‘Pork situation’ takes lead on Chipotle conference call
Forgoing the traditional financials-focused earnings call, Steve Ells, co-chairman and co-CEO of Chipotle Mexican Grill, this week dived straight into the animal welfare issues that saw the Mexican food chain face pork shortages last month.
Announcing a strong year and a successful fourth quarter – which saw 60 new restaurants opened and revenue of $1.07 bn, up 26.7 percent on the same period the previous year – Ells addressed what he called the ‘pork situation’.

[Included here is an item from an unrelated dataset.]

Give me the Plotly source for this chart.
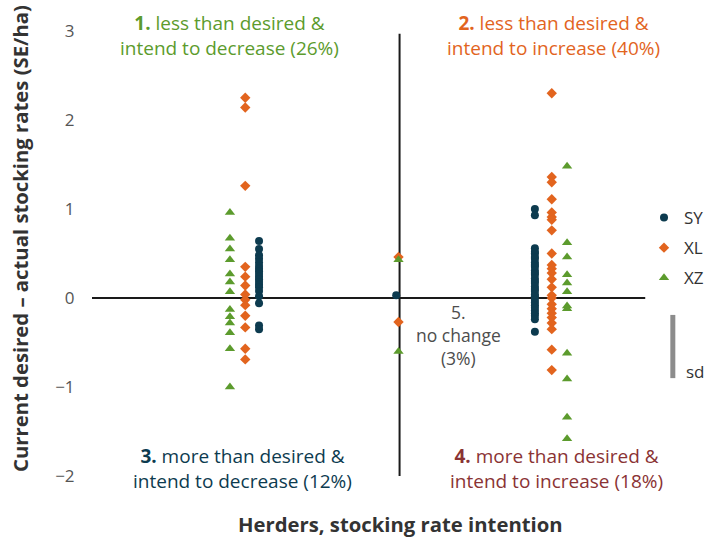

The decision to suspend one of Chipotle’s pork suppliers over ‘animal welfare protocols… meant we would not be able to supply carnitas to about one third of our restaurants,’ explained Ells. ‘While we could have chosen to replace this supplier with pork from conventionally raised pigs, we decided not to because most conventionally raised pigs are subjected to conditions we find unacceptable.’
He continued to talk about the treatment of ‘conventionally raised pigs’, from a lack of outdoor access and bedding to the use of antibiotics ‘to stimulate growth and prevent illness from spreading due to harsh, crowded living conditions. We refuse to serve pork from animals raised in that manner.’
The shortages in Chipotle’s popular braised pork, which Jack Hartung, CFO, said would see the company hit with a $2 mn charge, led to some predictions that the company’s stance on animal welfare would hurt it in the long run.
But Ells spoke of Chipotle’s principles as a plus-point for teens, millennials and Generation X. He cited statistics that show just how popular the ‘fast casual’ chain is with these key groups, with the firm continuing to grow at a time when traditional fast food restaurants are stagnating. Chipotle’s growth has slowed, however, while rising food costs contributed to an impact on the NYSE-listed company’s stock price following the earnings announcement, though this has since recovered.
‘People care about where their food comes from and how it is raised,’ said Ells, adding that all of Chipotle’s ‘responsibly raised meat comes from animals that are raised in more humane ways and without the use of antibiotics or added hormones.’ Because such meat represents only a small portion of the overall supply chain, he also acknowledged that the firm would see disruptions ‘from time to time’.
‘But these disruptions just reinforce and strengthen our commitment to continue to look for ways to increase the supply available to us,’ he continued. ‘We have made it our mission to change the way people think about and eat fast food. We believe this is the new fast food model.’